# New BIG SCARY SHOW: Fear Farm, Kong, Halloween 2016 wrapup, MORE



## Badger (Feb 5, 2008)

Halloween is NEVER over with the Big Scary Show 

New BIG SCARY SHOW 

Episode 119 – P.H.D.S.

Well, Halloween Season 2016 is over , and now we are all suffering from Post Halloween Depression Syndrome. The Big Scary Show is still moving forward to keep bringing you Halloween all year long, and with November comes a new Gruesome Giveaway.
The Roundtable of Terror is reflecting on the 2016 season with the (g)hosts, as a funeral dirge marks the end of the season.
Badger brings us a trio of interviews, with Booger Jim’s Hollow, Fear Farm, and Lake Hickory Haunts, as well as Deadline News.

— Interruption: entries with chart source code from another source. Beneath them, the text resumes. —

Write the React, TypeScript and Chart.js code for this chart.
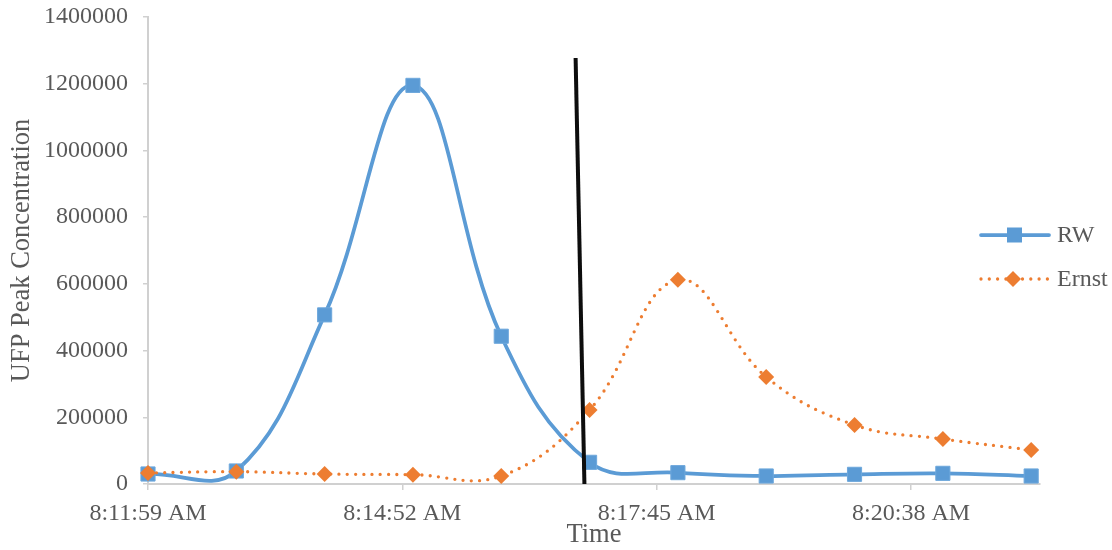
import React, { useEffect, useRef } from "react";
import { Chart, registerables } from "chart.js";

Chart.register(...registerables);

// Sample times (one reading per minute)
const sampleTimes = [
  "8:11:59 AM", "8:12:59 AM", "8:13:59 AM", "8:14:59 AM", "8:15:59 AM", "8:16:59 AM",
  "8:17:59 AM", "8:18:59 AM", "8:19:59 AM", "8:20:59 AM", "8:21:59 AM",
];

// UFP peak concentrations per site
const rwValues = [30000, 39000, 507000, 1195000, 443000, 65000, 34000, 24000, 29000, 32000, 24000];
const ernstValues = [33000, 37000, 30000, 28000, 24000, 222000, 612000, 321000, 177000, 135000, 102000];

// Event marker line (time offsets in seconds from the first sample, concentration)
const eventLineSeconds = [290.5, 296.5];
const eventLineValues = [1277000, 0];

// Time axis: labelled every 0.002 day (172.8 s)
const timeTickLabels = ["8:11:59 AM", "8:14:52 AM", "8:17:45 AM", "8:20:38 AM"];
const timeTickStep = 172.8;
const timeAxisMax = 606;

// Concentration axis
const yTickMin = 0;
const yTickMax = 1400000;
const yTickStep = 200000;

const TEXT = "#595959";
const AXIS = "#d0d0d0";
const BLUE = "#5B9BD5";
const ORANGE = "#ED7D31";
const FONT = "'Liberation Serif', 'Times New Roman', serif";

function toSeconds(t: string): number {
  const [clock, ampm] = t.split(" ");
  const [h, m, s] = clock.split(":").map(Number);
  const hh = (h % 12) + (ampm === "PM" ? 12 : 0);
  return hh * 3600 + m * 60 + s;
}

const t0 = toSeconds(sampleTimes[0]);
const xs = sampleTimes.map((t) => toSeconds(t) - t0);

const legendPlugin = {
  id: "sideLegend",
  afterDraw(chart: any) {
    const ctx = chart.ctx as CanvasRenderingContext2D;
    const entries = [
      { label: "RW", y: 235, color: BLUE, dotted: false, marker: "square" },
      { label: "Ernst", y: 279, color: ORANGE, dotted: true, marker: "diamond" },
    ];
    ctx.save();
    for (const e of entries) {
      ctx.strokeStyle = e.color;
      ctx.lineWidth = e.dotted ? 3.3 : 3.75;
      ctx.lineCap = "round";
      ctx.setLineDash(e.dotted ? [0, 8.3] : []);
      ctx.beginPath();
      ctx.moveTo(981, e.y);
      ctx.lineTo(1049, e.y);
      ctx.stroke();
      ctx.setLineDash([]);
      ctx.fillStyle = e.color;
      if (e.marker === "square") {
        ctx.fillRect(1007, e.y - 7.5, 15, 15);
      } else {
        ctx.beginPath();
        ctx.moveTo(1013, e.y - 8);
        ctx.lineTo(1021, e.y);
        ctx.lineTo(1013, e.y + 8);
        ctx.lineTo(1005, e.y);
        ctx.closePath();
        ctx.fill();
      }
      ctx.fillStyle = TEXT;
      ctx.font = `24px ${FONT}`;
      ctx.textAlign = "left";
      ctx.textBaseline = "middle";
      ctx.fillText(e.label, 1057, e.y + 1);
    }
    ctx.restore();
  },
};

export default function App() {
  const canvasRef = useRef<HTMLCanvasElement | null>(null);

  useEffect(() => {
    document.body.style.margin = "0";
    const canvas = canvasRef.current;
    if (!canvas) return;

    const chart = new Chart(canvas, {
      type: "line",
      data: {
        datasets: [
          {
            label: "RW",
            data: xs.map((x, i) => ({ x, y: rwValues[i] })),
            borderColor: BLUE,
            backgroundColor: BLUE,
            borderWidth: 3.75,
            tension: 0.4,
            pointStyle: "rect",
            pointRadius: 10,
            pointBorderWidth: 1,
            pointBorderColor: "#6ea8dc",
            pointBackgroundColor: BLUE,
            clip: false,
            order: 2,
          },
          {
            label: "Ernst",
            data: xs.map((x, i) => ({ x, y: ernstValues[i] })),
            borderColor: ORANGE,
            backgroundColor: ORANGE,
            borderWidth: 3.3,
            borderDash: [0, 8.3],
            borderCapStyle: "round",
            tension: 0.4,
            pointStyle: "rectRot",
            pointRadius: 8,
            pointBorderWidth: 0,
            pointBackgroundColor: ORANGE,
            clip: false,
            order: 1,
          },
          {
            label: "Event",
            data: eventLineSeconds.map((x, i) => ({ x, y: eventLineValues[i] })),
            borderColor: "#0d0d0d",
            borderWidth: 4,
            tension: 0,
            pointRadius: 0,
            clip: false,
            order: 0,
          },
        ],
      },
      options: {
        animation: false,
        responsive: false,
        maintainAspectRatio: false,
        layout: { padding: { top: 17, left: 0, right: 72, bottom: 0 } },
        elements: { line: { capBezierPoints: false } },
        plugins: {
          legend: { display: false },
          tooltip: { enabled: false },
        },
        scales: {
          x: {
            type: "linear",
            min: 0,
            max: timeAxisMax,
            afterBuildTicks: (scale: any) => {
              scale.ticks = timeTickLabels.map((_, i) => ({ value: i * timeTickStep }));
            },
            afterFit: (scale: any) => {
              scale.height = 66;
            },
            ticks: {
              autoSkip: false,
              maxRotation: 0,
              minRotation: 0,
              padding: 9,
              color: TEXT,
              font: { family: FONT, size: 24 },
              callback: (_v: any, i: number) => timeTickLabels[i],
            },
            grid: {
              drawOnChartArea: false,
              drawTicks: true,
              tickLength: 6,
              color: AXIS,
              tickColor: AXIS,
              lineWidth: 1.5,
            },
            border: { display: true, color: AXIS, width: 2 },
            title: {
              display: true,
              text: "Time",
              color: TEXT,
              font: { family: FONT, size: 26.5, lineHeight: 1 },
              padding: { top: 0, bottom: 1.5 },
            },
          },
          y: {
            min: yTickMin,
            max: yTickMax,
            afterFit: (scale: any) => {
              scale.width = 148;
              scale.paddingTop = 0;
              scale.paddingBottom = 0;
            },
            ticks: {
              stepSize: yTickStep,
              padding: 15,
              color: TEXT,
              font: { family: FONT, size: 24 },
              callback: (v: any) => String(v),
            },
            grid: {
              drawOnChartArea: false,
              drawTicks: true,
              tickLength: 5,
              color: AXIS,
              tickColor: AXIS,
              lineWidth: 1.5,
            },
            border: { display: true, color: AXIS, width: 2 },
            title: {
              display: true,
              text: "UFP Peak Concentration",
              color: TEXT,
              font: { family: FONT, size: 26.5, lineHeight: 1 },
              padding: { top: 8.5, bottom: 0 },
            },
          },
        },
      },
      plugins: [legendPlugin],
    } as any);

    return () => chart.destroy();
  }, []);

  return (
    <div style={{ width: 1112, height: 550, background: "#fff" }}>
      <canvas ref={canvasRef} width={1112} height={550} />
    </div>
  );
}
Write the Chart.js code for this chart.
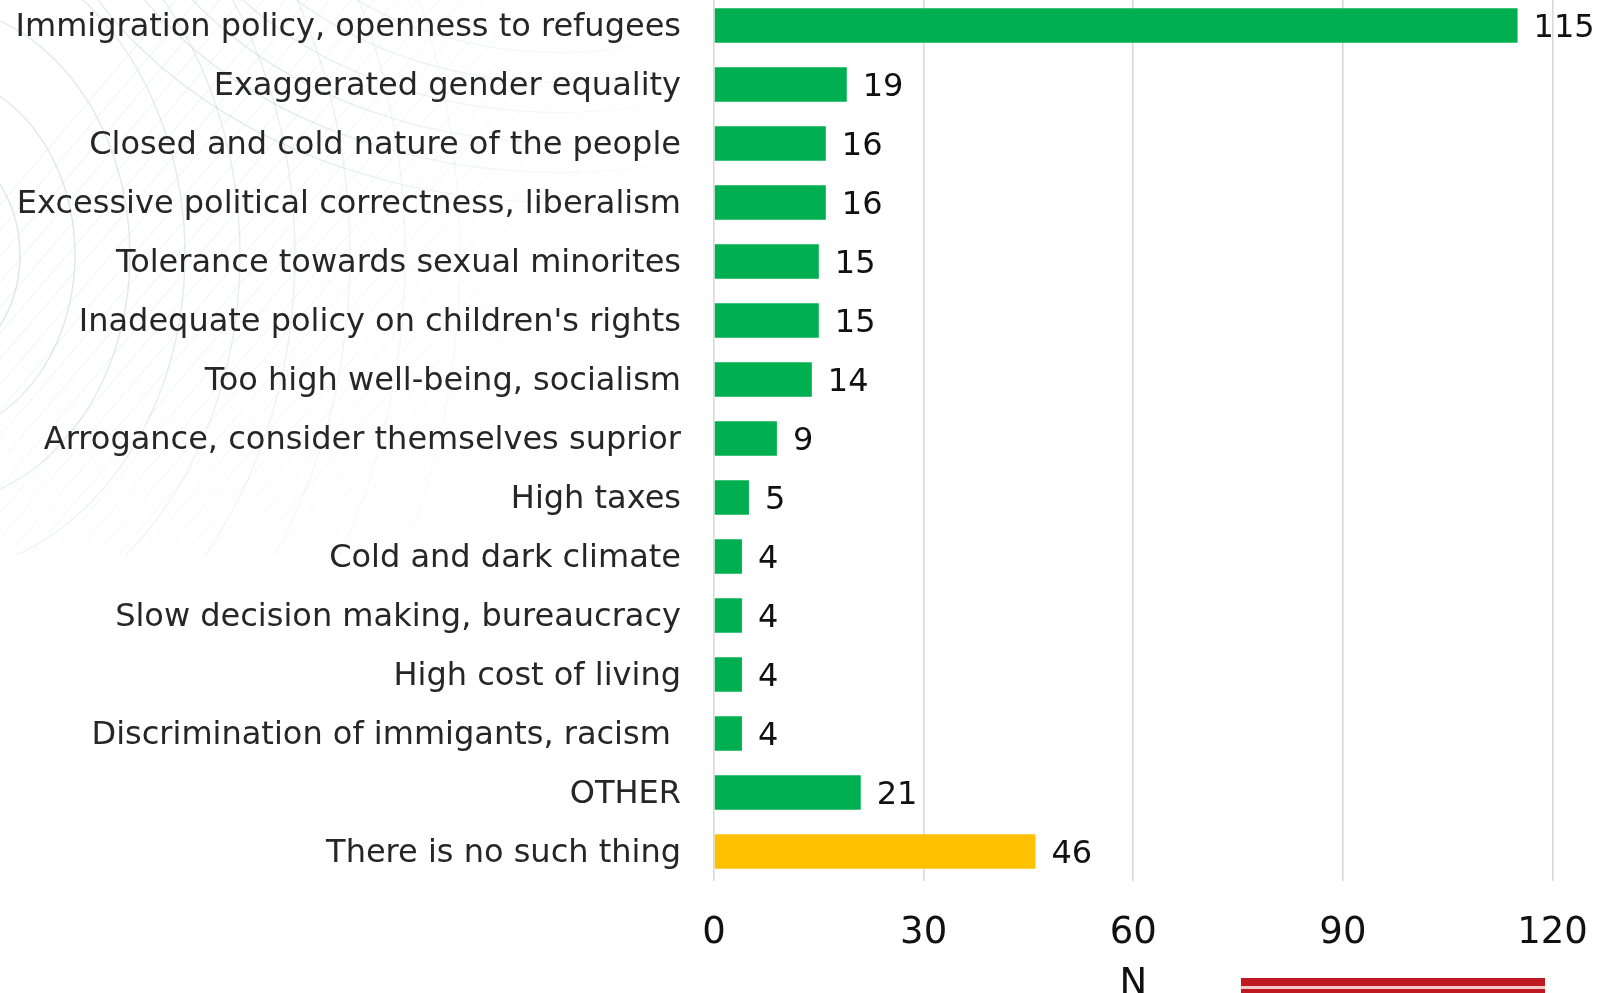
<!DOCTYPE html>
<html>
<head>
<meta charset="utf-8">
<script src="https://cdn.jsdelivr.net/npm/chart.js@4.4.1/dist/chart.umd.min.js"></script>
<style>
  html, body { margin: 0; padding: 0; background: #ffffff; overflow: hidden; }
  body { width: 1614px; height: 993px; position: relative; }
  #wrap { position: absolute; left: 0; top: -5px; width: 1614px; height: 1010px; }
  .stripe { position: absolute; left: 1241px; width: 304px; }
</style>
</head>
<body>
<div id="wrap"><canvas id="c" width="1614" height="1010"></canvas></div>
<div class="stripe" style="top:978px;height:8px;background:#be1a24;"></div>
<div class="stripe" style="top:986px;height:3px;background:#f3c9cb;"></div>
<div class="stripe" style="top:989px;height:6px;background:#be1a24;"></div>
<script>
const categories = [
  "Immigration policy, openness to refugees",
  "Exaggerated gender equality",
  "Closed and cold nature of the people",
  "Excessive political correctness, liberalism",
  "Tolerance towards sexual minorites",
  "Inadequate policy on children's rights",
  "Too high well-being, socialism",
  "Arrogance, consider themselves suprior",
  "High taxes",
  "Cold and dark climate",
  "Slow decision making, bureaucracy",
  "High cost of living",
  "Discrimination of immigants, racism ",
  "OTHER",
  "There is no such thing"
];
const values = [115, 19, 16, 16, 15, 15, 14, 9, 5, 4, 4, 4, 4, 21, 46];
const xTicks = [0, 30, 60, 90, 120];
const axisTitle = "N";

const GREEN = "#00b050";
const YELLOW = "#ffc000";

const backdrop = {
  id: "backdrop",
  beforeDraw(chart) {
    const ctx = chart.ctx;
    ctx.save();
    ctx.beginPath();
    ctx.rect(0, 0, 720, 560);
    ctx.clip();
    ctx.lineWidth = 1.4;
    for (let i = 0; i < 9; i++) {
      const rx = 90 + i * 55;
      const a = 0.45 - i * 0.03;
      ctx.strokeStyle = "rgba(185,196,210," + a + ")";
      ctx.beginPath();
      ctx.ellipse(-70, 260, rx, rx * 1.25, 0, 0, Math.PI * 2);
      ctx.stroke();
    }
    for (let i = 0; i < 6; i++) {
      const r = 330 + i * 40;
      ctx.strokeStyle = "rgba(185,196,210,0.35)";
      ctx.beginPath();
      ctx.ellipse(560, -190, r, r * 0.75, 0, 0, Math.PI * 2);
      ctx.stroke();
    }
    ctx.strokeStyle = "rgba(195,204,216,0.28)";
    ctx.lineWidth = 1;
    for (let k = 0; k < 40; k++) {
      const x0 = -300 + k * 22;
      ctx.beginPath();
      ctx.moveTo(x0, 560);
      ctx.lineTo(x0 + 480, 0);
      ctx.stroke();
    }
    ctx.restore();
    ctx.save();
    const g = ctx.createRadialGradient(60, 140, 220, 60, 140, 660);
    g.addColorStop(0, "rgba(255,255,255,0)");
    g.addColorStop(1, "rgba(255,255,255,1)");
    ctx.fillStyle = g;
    ctx.fillRect(0, 0, 720, 560);
    ctx.restore();
  }
};

const valueLabels = {
  id: "valueLabels",
  afterDatasetsDraw(chart) {
    const ctx = chart.ctx;
    const meta = chart.getDatasetMeta(0);
    const ds = chart.data.datasets[0];
    ctx.save();
    ctx.font = "32px 'DejaVu Sans'";
    ctx.fillStyle = "#111111";
    ctx.textAlign = "left";
    ctx.textBaseline = "middle";
    meta.data.forEach((bar, i) => {
      ctx.fillText(String(ds.data[i]), bar.x + 16, bar.y + 3);
    });
    ctx.restore();
  }
};

new Chart(document.getElementById("c"), {
  type: "bar",
  data: {
    labels: categories,
    datasets: [{
      data: values,
      backgroundColor: (c) => (c.index === categories.length - 1 ? YELLOW : GREEN),
      borderWidth: 0,
      categoryPercentage: 1.0,
      barPercentage: 0.585
    }]
  },
  options: {
    indexAxis: "y",
    responsive: false,
    animation: false,
    devicePixelRatio: 1,
    layout: { padding: { top: 1, right: 61.5, bottom: 0, left: 0 } },
    plugins: { legend: { display: false }, tooltip: { enabled: false } },
    scales: {
      x: {
        type: "linear",
        position: "bottom",
        min: 0,
        max: 120,
        afterBuildTicks: (s) => { s.ticks = xTicks.map(v => ({ value: v })); },
        afterFit: (s) => { s.height = 124; s.paddingLeft = 0; s.paddingRight = 0; },
        grid: { color: "#d9d9d9", lineWidth: 1.6, drawTicks: false },
        border: { display: false },
        ticks: {
          padding: 30,
          color: "#111111",
          font: { family: "'DejaVu Sans'", size: 37 },
          maxRotation: 0
        },
        title: {
          display: true,
          text: axisTitle,
          color: "#111111",
          font: { family: "'DejaVu Sans'", size: 37 },
          padding: { top: 0, bottom: -2 }
        }
      },
      y: {
        type: "category",
        afterFit: (s) => { s.width = 714; s.paddingTop = 0; s.paddingBottom = 0; },
        grid: { display: false, drawTicks: false },
        border: { display: false },
        ticks: {
          padding: 33,
          labelOffset: 2,
          color: "#262626",
          font: { family: "'DejaVu Sans'", size: 32 },
          autoSkip: false
        }
      }
    }
  },
  plugins: [backdrop, valueLabels]
});
</script>
</body>
</html>
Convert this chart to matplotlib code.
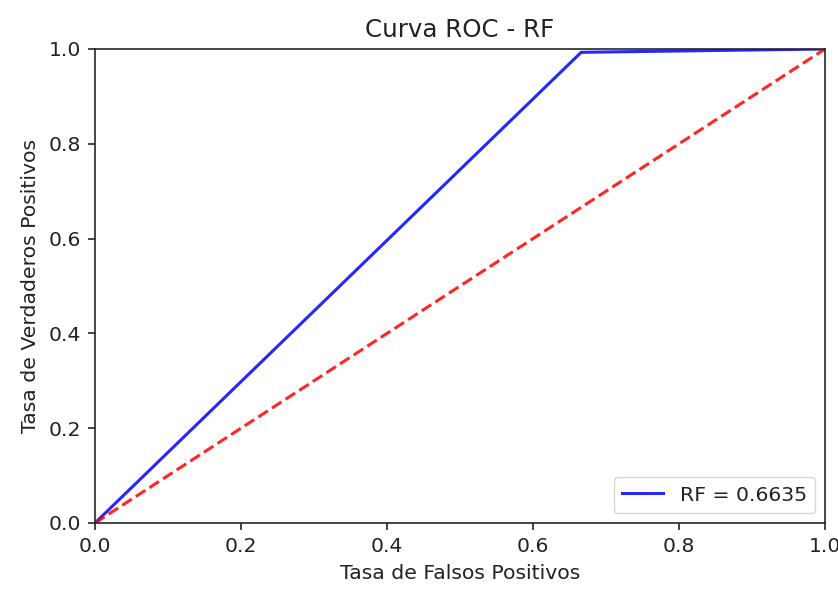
import matplotlib
matplotlib.use('Agg')
from matplotlib import pyplot as plt

fpr = [0.0, 0.666, 1.0]
tpr = [0.0, 0.993, 1.0]
auc_rf = 0.6635
diag = [0.0, 1.0]

s = 1.47
plt.rcParams['font.size'] = 10 * s

fig = plt.figure(figsize=(8.38, 5.89), dpi=100)
ax = fig.add_axes([95 / 838, 66 / 589, 730 / 838, 474 / 589])

ax.plot(fpr, tpr, 'b', lw=1.5 * s, alpha=0.85, label='RF = %0.4f' % auc_rf)
ax.plot(diag, diag, 'r--', lw=1.5 * s, alpha=0.85)
ax.set_xlim(0, 1)
ax.set_ylim(0, 1)
ax.set_title('Curva ROC - RF', pad=6 * s, color='#222222')
ax.set_xlabel('Tasa de Falsos Positivos', labelpad=4 * s, color='#222222')
ax.set_ylabel('Tasa de Verdaderos Positivos', labelpad=4 * s, color='#222222')
ax.legend(loc='lower right', labelcolor='#222222')
for sp in ax.spines.values():
    sp.set_linewidth(0.8 * s)
    sp.set_color('#222222')
ax.tick_params(width=0.8 * s, length=3.5 * s, pad=3.5 * s, colors='#222222')

fig.savefig('out.png', dpi=100)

The Unknown Meathook ScareActor Jim, sends out his thanks in Scare Actor Spotlight, while Storm rants in a Haunt Minute, Jerry spins the spooky tunes, and Vysther is back with a segment simply titled, “KONG”.
We hid the body, but you will become an accomplice, just by listening to….The BIG SCARY SHOW!

Featured Music:
Audio Zombie – Apparition
Chris Thomas – A Lonely Hell
Verse 13 – The Asylum Speaks
#bigscaryshow #roundtableofterror 
www.bigscaryshow.com


----------



## Hallowdean Productions (Sep 1, 2016)

I really liked the "Black Billy" intro Storm did! It was fun and spooky.


----------